A more complex aspect of the Sixth Amendment claim is that involving defense counsel’s effectiveness regarding the competency question. At the October 6, 1976, competency hearing, after a report was received from the Lincoln Regional Center saying that the petitioner was still mentally incompetent, Giese told the court that his client wanted an evaluation by a second psychiatrist. The judge refused to order another evaluation, other than that to be done at the Regional Center, but told Giese that the court would cooperate if he wanted to obtain an independent evaluation on his own. Another competency hearing was held December 23, 1976, at which the prosecution introduced a report from the Regional Center stating that a team of two psychiatrists and two psychologists found that the petitioner now was capable of standing trial and cooperating with his attorney. Giese made three statements in response: He said that his client had no objection to the report, he objected to the portion of the report containing statements made by the petitioner about the shooting, and he stated that he believed that his client was incompetent to stand trial because he was refusing to participate in his own defense “for various reasons which will come out at a later hearing, I believe.” Giese did not offer any evidence to rebut the conclusion drawn by the Regional Center team, nor did he ever obtain an independent evaluation. The transcripts of later hearings do not explain what the “various reasons” were. The petitioner pled guilty December 27, 1976. At the close of that hearing, Giese told the court that the plea was against the advice of counsel and that he would explain at the next hearing. Giese did not address the competency question at the next hearing, held January 4 and 5, 1977, to establish a factual basis for the plea, but he did vigorously cross-examine the state’s witnesses. Giese did not present any evidence, saying that Beans had consistently refused to cooperate, had no desire to defend himself, and did not want to take the stand. At the January 20, 1977, sentencing hearing, Giese called a witness to attempt to establish mitigating circumstances.

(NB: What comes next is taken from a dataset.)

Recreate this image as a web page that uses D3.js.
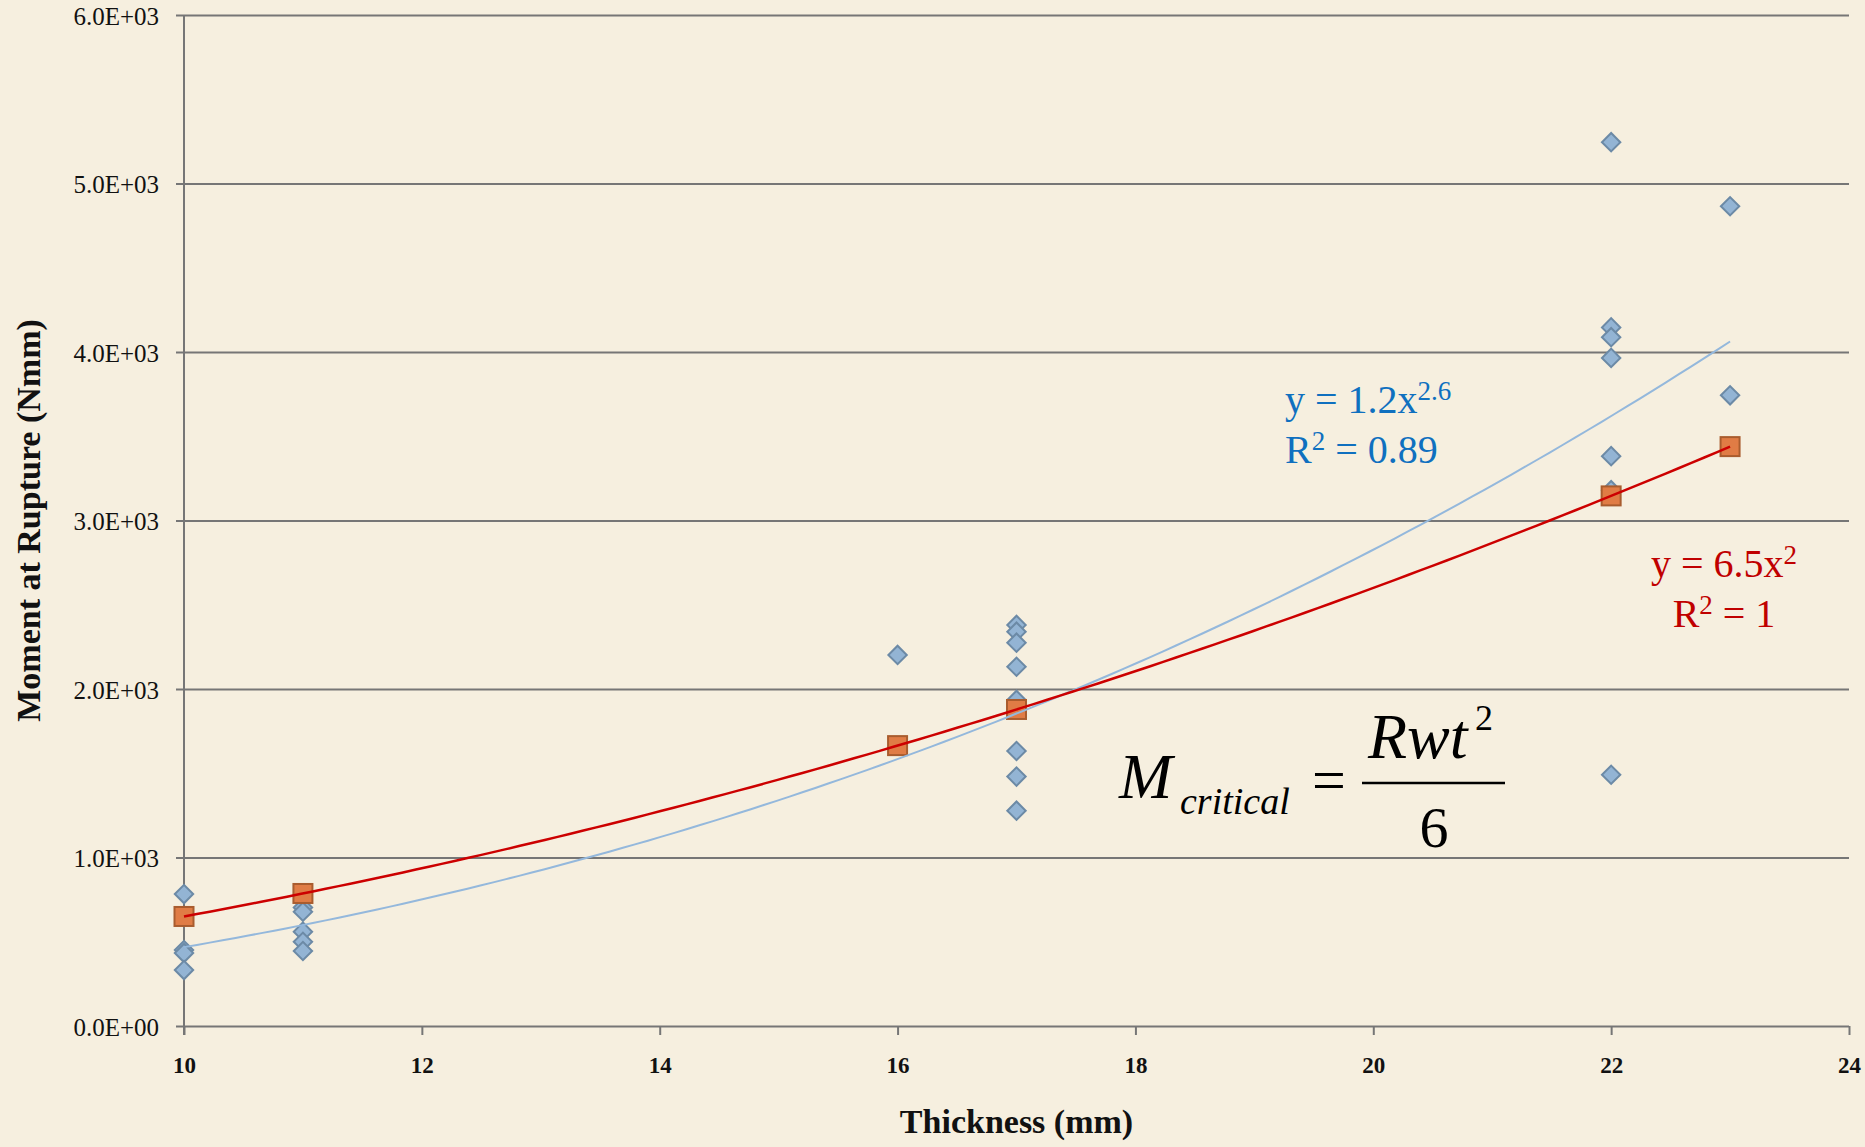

To establish a claim for ineffective assistance of counsel, the petitioner must show, first, that his attorney failed to exercise the customary skills and diligence that a reasonably competent attorney would perform under similar circumstances, and, second, that such actions or inactions of his attorney materially prejudiced the defense. Morrow v. Parratt, 574 F.2d 411, 412-13 (8th Cir.1978).

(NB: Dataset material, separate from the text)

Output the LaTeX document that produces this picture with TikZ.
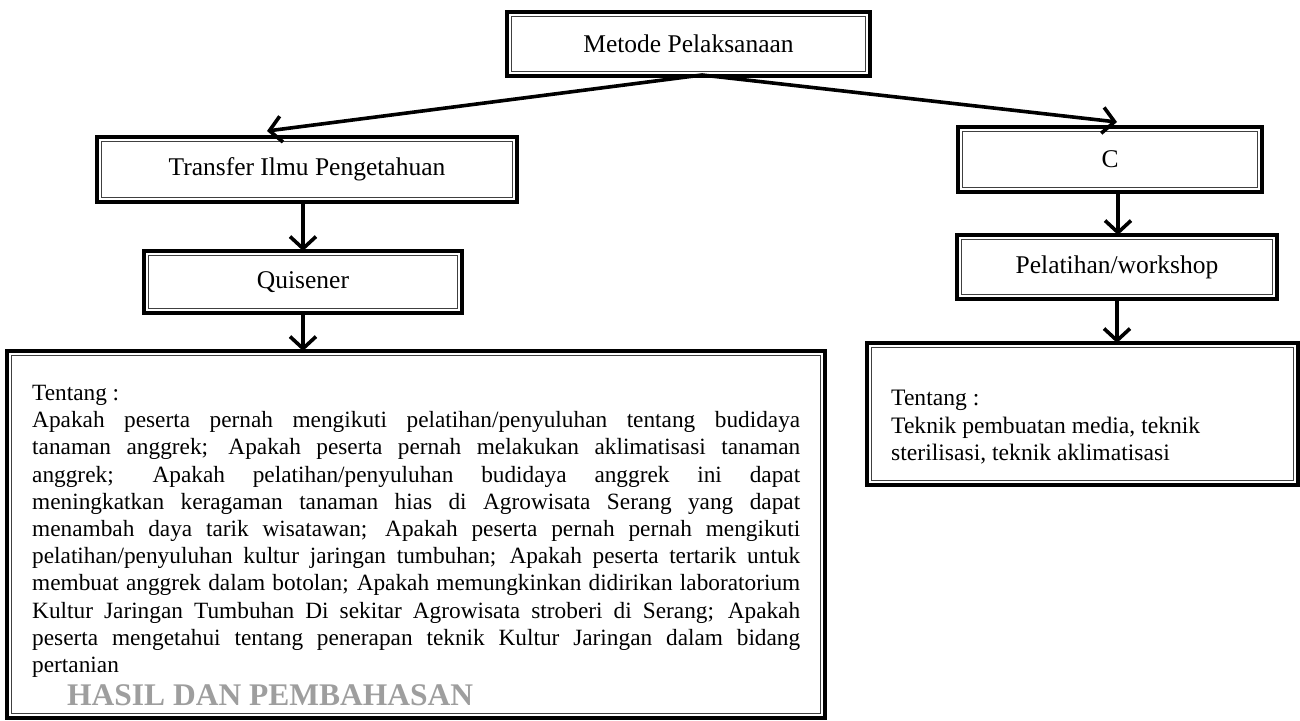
\documentclass[tikz,border=0pt]{standalone}
\usepackage{fontspec}
\setmainfont{Liberation Serif}
\usetikzlibrary{arrows.meta,calc}
\newlength{\jlw}
\setlength{\jlw}{768pt}
\newcommand{\jl}[1]{\makebox[\jlw][s]{#1}}
\begin{document}
\begin{tikzpicture}[x=1pt,y=-1pt,
  dbox/.style n args={2}{draw=black, line width=3.6pt, fill=white,
    minimum width=#1, minimum height=#2, inner sep=0pt, outer sep=0pt,
    font=\fontsize{25.5}{30}\selectfont},
  arr/.style={line width=3.6pt, -{Straight Barb[length=12pt,width=26pt]}},
  body/.style={anchor=north west, inner sep=0pt, align=left,
    font=\fontsize{23.3}{27.2}\selectfont}]
\useasboundingbox (0,0) rectangle (1300,720);
% boxes
\node[dbox={363pt}{64pt}] (top) at (688.5,44) {Metode Pelaksanaan};
\node[dbox={420pt}{65pt}] (trf) at (307,169.5) {Transfer Ilmu Pengetahuan};
\node[dbox={318pt}{62pt}] (qui) at (303,282) {Quisener};
\node[dbox={818pt}{367pt}] (big) at (416,534.5) {};
\node[dbox={304pt}{65pt}] (cbox) at (1110,159.5) {C};
\node[dbox={320pt}{64pt}] (pel) at (1117,267) {Pelatihan/workshop};
\node[dbox={431pt}{142pt}] (rbox) at (1082.5,414) {};
\foreach \n in {top,trf,qui,big,cbox,pel,rbox}
  \draw[line width=1.1pt, black!75] ([xshift=4.6pt,yshift=-4.6pt]\n.north west)
    rectangle ([xshift=-4.6pt,yshift=4.6pt]\n.south east);
% texts
\node[body] (bigtext) at (32,385) {Tentang :\\
\jl{Apakah peserta pernah mengikuti pelatihan/penyuluhan tentang budidaya}\\
\jl{tanaman anggrek; Apakah peserta pernah melakukan aklimatisasi tanaman}\\
\jl{anggrek; Apakah pelatihan/penyuluhan budidaya anggrek ini dapat}\\
\jl{meningkatkan keragaman tanaman hias di Agrowisata Serang yang dapat}\\
\jl{menambah daya tarik wisatawan; Apakah peserta pernah pernah mengikuti}\\
\jl{pelatihan/penyuluhan kultur jaringan tumbuhan; Apakah peserta tertarik untuk}\\
\jl{membuat anggrek dalam botolan; Apakah memungkinkan didirikan laboratorium}\\
\jl{Kultur Jaringan Tumbuhan Di sekitar Agrowisata stroberi di Serang; Apakah}\\
\jl{peserta mengetahui tentang penerapan teknik Kultur Jaringan dalam bidang}\\
pertanian};
\node[anchor=west, inner sep=0pt, text=black!38, font=\fontsize{31.5}{36}\selectfont\bfseries] (hasil) at (67,695) {HASIL DAN PEMBAHASAN};
\node[body, font=\fontsize{23.6}{27.6}\selectfont] (rtext) at (891,390) {Tentang :\\Teknik pembuatan media, teknik\\sterilisasi, teknik aklimatisasi};
% connectors
\coordinate (mid) at (702,75);
\coordinate (tipL) at (267,131);
\coordinate (tipR) at (1117,122);
\draw[arr] (mid) -- (tipL);
\draw[arr] (mid) -- (tipR);
\coordinate (xa) at (303,0);
\coordinate (xb) at (303,0);
\coordinate (xc) at (1118,0);
\coordinate (xd) at (1117,0);
\draw[arr] (trf.south -| xa) -- (qui.north -| xa);
\draw[arr] (qui.south -| xb) -- (big.north -| xb);
\draw[arr] (cbox.south -| xc) -- (pel.north -| xc);
\draw[arr] (pel.south -| xd) -- (rbox.north -| xd);
\end{tikzpicture}
\end{document}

I tend to agree with the petitioner’s position that where a defense attorney believes that his client is incompetent to stand trial, even after a psychiatrist has issued an opinion to the contrary, the attorney has a duty to investigate the issue further, whether that means to obtain a
Even if Giese had performed inadequately in failing to investigate his client’s competency during the final series of hearings, the petitioner has failed to show that there was anything helpful to the defense which Giese might have found. There is nothing in the record to raise a substantial doubt that Beans actually was incompetent during December 1976 or January 1977; therefore, there is no reason to believe that a second opinion would have been different than the first. Also, assuming that Giese could have obtained Dr. Cole’s review of the Regional Center’s report and used it at the December competency hearing, the Cole report would not have carried the day, as shown by the trial judge’s rejection of it during the post-conviction proceeding in favor of the more credible Regional Center opinion.

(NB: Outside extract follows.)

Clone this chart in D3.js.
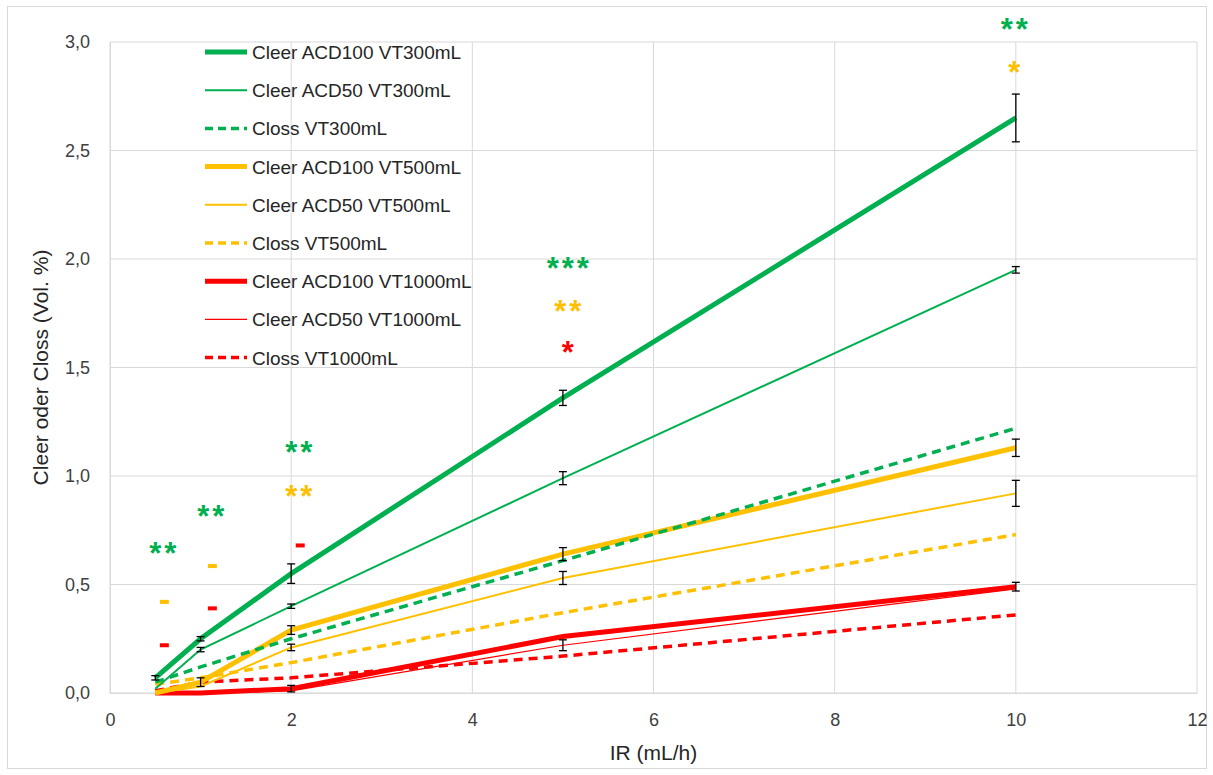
<!DOCTYPE html>
<html>
<head>
<meta charset="utf-8">
<script src="https://cdn.jsdelivr.net/npm/d3@7"></script>
<style>
    body { margin: 0; background: #fff; }
    svg { font-family: 'Liberation Sans', Arial, sans-serif; }
</style>
</head>
<body>
<svg id="chart" width="1213" height="775"></svg>
<script>
const GREEN = '#00b050'
const YELLOW = '#ffc000'
const RED = '#ff0000'

const xValues = [0.5, 1, 2, 5, 10]
const xTicks = [0, 2, 4, 6, 8, 10, 12]
const yTicks = [0, 0.5, 1, 1.5, 2, 2.5, 3]

const seriesNames = [
    'Cleer ACD100 VT300mL', 'Cleer ACD50 VT300mL', 'Closs VT300mL',
    'Cleer ACD100 VT500mL', 'Cleer ACD50 VT500mL', 'Closs VT500mL',
    'Cleer ACD100 VT1000mL', 'Cleer ACD50 VT1000mL', 'Closs VT1000mL'
]
const seriesColors = [GREEN, GREEN, GREEN, YELLOW, YELLOW, YELLOW, RED, RED, RED]
const seriesKinds = ['thick', 'thin', 'dash', 'thick', 'thin', 'dash', 'thick', 'hair', 'dash']

const green100 = [0.07, 0.25, 0.55, 1.36, 2.65]
const green50 = [0.02, 0.20, 0.40, 0.99, 1.95]
const greenLoss = [0.05, 0.12, 0.25, 0.61, 1.22]
const yellow100 = [0.00, 0.05, 0.29, 0.64, 1.13]
const yellow50 = [0.00, 0.03, 0.21, 0.53, 0.92]
const yellowLoss = [0.04, 0.07, 0.14, 0.37, 0.73]
const red100 = [0.00, 0.00, 0.02, 0.26, 0.49]
const red50 = [0.00, 0.00, 0.01, 0.22, 0.48]
const redLoss = [0.01, 0.05, 0.07, 0.17, 0.36]

// +/- error per point, null = no bar
const green100Err = [0.01, 0.01, 0.045, 0.035, 0.11]
const green50Err = [null, 0.01, 0.01, 0.03, 0.015]
const yellow100Err = [null, 0.02, 0.02, 0.03, 0.04]
const yellow50Err = [null, null, 0.015, 0.03, 0.06]
const red100Err = [null, null, 0.015, null, 0.02]
const red50Err = [null, null, null, 0.025, null]

const seriesValues = [green100, green50, greenLoss, yellow100, yellow50, yellowLoss, red100, red50, redLoss]
const seriesErrors = [green100Err, green50Err, null, yellow100Err, yellow50Err, null, red100Err, red50Err, null]

// significance marks
const markX = [0.6, 0.6, 0.6, 1.13, 1.13, 1.13, 2.1, 2.1, 2.1, 5.07, 5.07, 5.07, 10.0, 10.0]
const markY = [0.645, 0.42, 0.22, 0.815, 0.585, 0.39, 1.11, 0.91, 0.68, 1.96, 1.76, 1.57, 3.06, 2.86]
const markText = ['**', '-', '-', '**', '-', '-', '**', '**', '-', '***', '**', '*', '**', '*']
const markColors = [GREEN, YELLOW, RED, GREEN, YELLOW, RED, GREEN, YELLOW, RED, GREEN, YELLOW, RED, GREEN, YELLOW]

const styles = {
    thick: { width: 5, dash: null },
    thin: { width: 2, dash: null },
    hair: { width: 1.2, dash: null },
    dash: { width: 3.5, dash: '9,6' }
}

const createChart = () => {
    let margin = { top: 42, right: 16, bottom: 82, left: 110 }
    let w = 1213, h = 775
    let svg = d3.select('#chart')

    svg.append('rect')
        .attr('x', 7.5).attr('y', 6.5)
        .attr('width', 1199).attr('height', 762)
        .style('fill', 'none').style('stroke', '#d9d9d9')

    let x = d3.scaleLinear().domain([0, 12]).range([margin.left, w - margin.right])
    let y = d3.scaleLinear().domain([0, 3]).range([h - margin.bottom, margin.top])

    // gridlines
    svg.append('g').selectAll('line')
        .data(xTicks)
        .enter().append('line')
        .attr('x1', d => x(d)).attr('x2', d => x(d))
        .attr('y1', y(0)).attr('y2', y(3))
        .style('stroke', '#d9d9d9').style('stroke-width', 1)
    svg.append('g').selectAll('line')
        .data(yTicks)
        .enter().append('line')
        .attr('x1', x(0)).attr('x2', x(12))
        .attr('y1', d => y(d)).attr('y2', d => y(d))
        .style('stroke', '#d9d9d9').style('stroke-width', 1)

    let fmt = d => d3.format('.1f')(d).replace('.', ',')

    let xAxis = svg.append('g')
        .attr('transform', `translate(0,${y(0)})`)
        .call(d3.axisBottom(x).tickValues(xTicks).tickSize(0).tickPadding(20))
    let yAxis = svg.append('g')
        .attr('transform', `translate(${x(0)},0)`)
        .call(d3.axisLeft(y).tickValues(yTicks).tickFormat(fmt).tickSize(0).tickPadding(20))
    ;[xAxis, yAxis].forEach(a => {
        a.select('.domain').style('stroke', '#d9d9d9')
        a.selectAll('text')
            .style('font-size', '18px')
            .style('fill', '#404040')
            .style('font-family', "'Liberation Sans', Arial, sans-serif")
    })

    svg.append('text')
        .attr('x', x(6)).attr('y', 760)
        .attr('text-anchor', 'middle')
        .style('font-size', '21px').style('fill', '#262626')
        .text('IR (mL/h)')
    svg.append('text')
        .attr('transform', `translate(48,${y(1.5)}) rotate(-90)`)
        .attr('text-anchor', 'middle')
        .style('font-size', '21px').style('fill', '#262626')
        .text('Cleer oder Closs (Vol. %)')

    let line = d3.line()
        .x((d, i) => x(xValues[i]))
        .y(d => y(d))

    // draw from last to first so the thick green sits on top
    let order = d3.range(seriesValues.length).reverse()
    order.forEach(k => {
        let st = styles[seriesKinds[k]]
        svg.append('path')
            .datum(seriesValues[k])
            .attr('d', line)
            .style('fill', 'none')
            .style('stroke', seriesColors[k])
            .style('stroke-width', st.width)
            .style('stroke-dasharray', st.dash)
    })

    // error bars
    seriesErrors.forEach((errs, k) => {
        if (!errs) return
        errs.forEach((e, i) => {
            if (e === null) return
            let cx = x(xValues[i])
            let v = seriesValues[k][i]
            let g = svg.append('g').style('stroke', '#000').style('stroke-width', 1.3)
            g.append('line').attr('x1', cx).attr('x2', cx).attr('y1', y(v - e)).attr('y2', y(v + e))
            g.append('line').attr('x1', cx - 4).attr('x2', cx + 4).attr('y1', y(v - e)).attr('y2', y(v - e))
            g.append('line').attr('x1', cx - 4).attr('x2', cx + 4).attr('y1', y(v + e)).attr('y2', y(v + e))
        })
    })

    // significance marks
    markText.forEach((t, i) => {
        let px = x(markX[i]), py = y(markY[i])
        if (t === '-') {
            svg.append('rect')
                .attr('x', px - 4.5).attr('y', py - 2)
                .attr('width', 9).attr('height', 4)
                .style('fill', markColors[i])
        } else {
            svg.append('text')
                .attr('x', px).attr('y', py + 11)
                .attr('text-anchor', 'middle')
                .style('font-size', '31px')
                .style('font-weight', 'bold')
                .style('letter-spacing', '3px')
                .style('fill', markColors[i])
                .text(t)
        }
    })

    // legend
    let legend = svg.append('g')
    seriesNames.forEach((name, k) => {
        let ly = 52 + k * 38.2
        let st = styles[seriesKinds[k]]
        legend.append('line')
            .attr('x1', 205).attr('x2', 247)
            .attr('y1', ly).attr('y2', ly)
            .style('stroke', seriesColors[k])
            .style('stroke-width', st.width)
            .style('stroke-dasharray', st.dash ? '8,5' : null)
        legend.append('text')
            .attr('x', 252).attr('y', ly + 7)
            .style('font-size', '19px').style('fill', '#262626')
            .text(name)
    })
}

createChart()
</script>
</body>
</html>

The state court found that after the January 20, 1977, sentencing hearing—contrary to Beans’ testimony that it happened on January 4, but consistent with Giese’s testimony—Beans signed a “Notice of Intent Not to Appeal” which absolved Giese and the Public Defender’s office of further responsibility for representing Beans. Giese testified that he believed at the time that Beans actually intended not to appeal, but that he came to believe later that Beans wanted another attorney to file an appeal. Giese testified that he had advised Beans about his appeal rights and the deadlines for doing so. On January 27, 1977, Beans did file a notice of appeal, and the
ON MOTION TO AMEND
Upon consideration of the petitioner’s motion to amend the court’s findings of fact and conclusions of law or for new trial, filing 20, I conclude that I shall stand by my denial of the petition for writ of habeas corpus but shall make some amendment of the memorandum of decision.
In my memorandum of March 9 I treated January 20, 1977, as the date from which the ten-day period for filing a motion for new trial began to run. See § 29-2103, R.R.S.Neb. (Reissue 1979). After noting that the petitioner had discharged his trial counsel on January 20 and that new counsel was appointed on January 27—the day that the petitioner filed a pro se notice of appeal—I stated that the newly appointed attorney still had time in which to file a motion for new trial, thereby preserving for appeal the issues which the Supreme Court of Nebraska later refused to review because of the failure to file a motion for new trial. This was not correct. Nebraska law consistently has held that a motion for new trial must be filed within ten days after the verdict, not after the sentencing. State v. Lacy, 195 Neb. 299, 237 N.W.2d 650 (1976). The verdict in this case was rendered on January 5 and the sentencing occurred on January 20. Therefore, by the time Mr. Tarrell was appointed, any meaningful direct appeal already had been lost.
However, this does not change the outcome of this case. The petitioner remained adamant throughout the course of his relationship with Mr. Giese—the attorney originally appointed to represent him—that he intended to plead guilty and did not intend to appeal. It is unclear just when Giese advised the petitioner of his appeal rights, but on January 20 the petitioner discharged Giese and signed a notice of intention not to appeal. This is strong evidence that the petitioner would have made the same decision five or more days earlier—before the time for moving for a new trial had expired. It is clear that Giese was following his client’s wishes when he let the ten days elapse without filing a motion for new trial. He had no duty under the Constitution to do otherwise, in light of the state courts’ finding that the petitioner was competent throughout this period and my finding that nothing in the record is sufficient to overturn that finding.
Additionally, even if Giese had violated some duty to the petitioner by not filing a timely motion for new trial, I have no reason to change my earlier finding that nothing in the record shows that the petitioner would have been entitled to withdraw his guilty plea had a timely motion been filed.
IT THEREFORE IS ORDERED that, except as otherwise reflected in this memorandum, the petitioner’s motion, filing 20, is denied.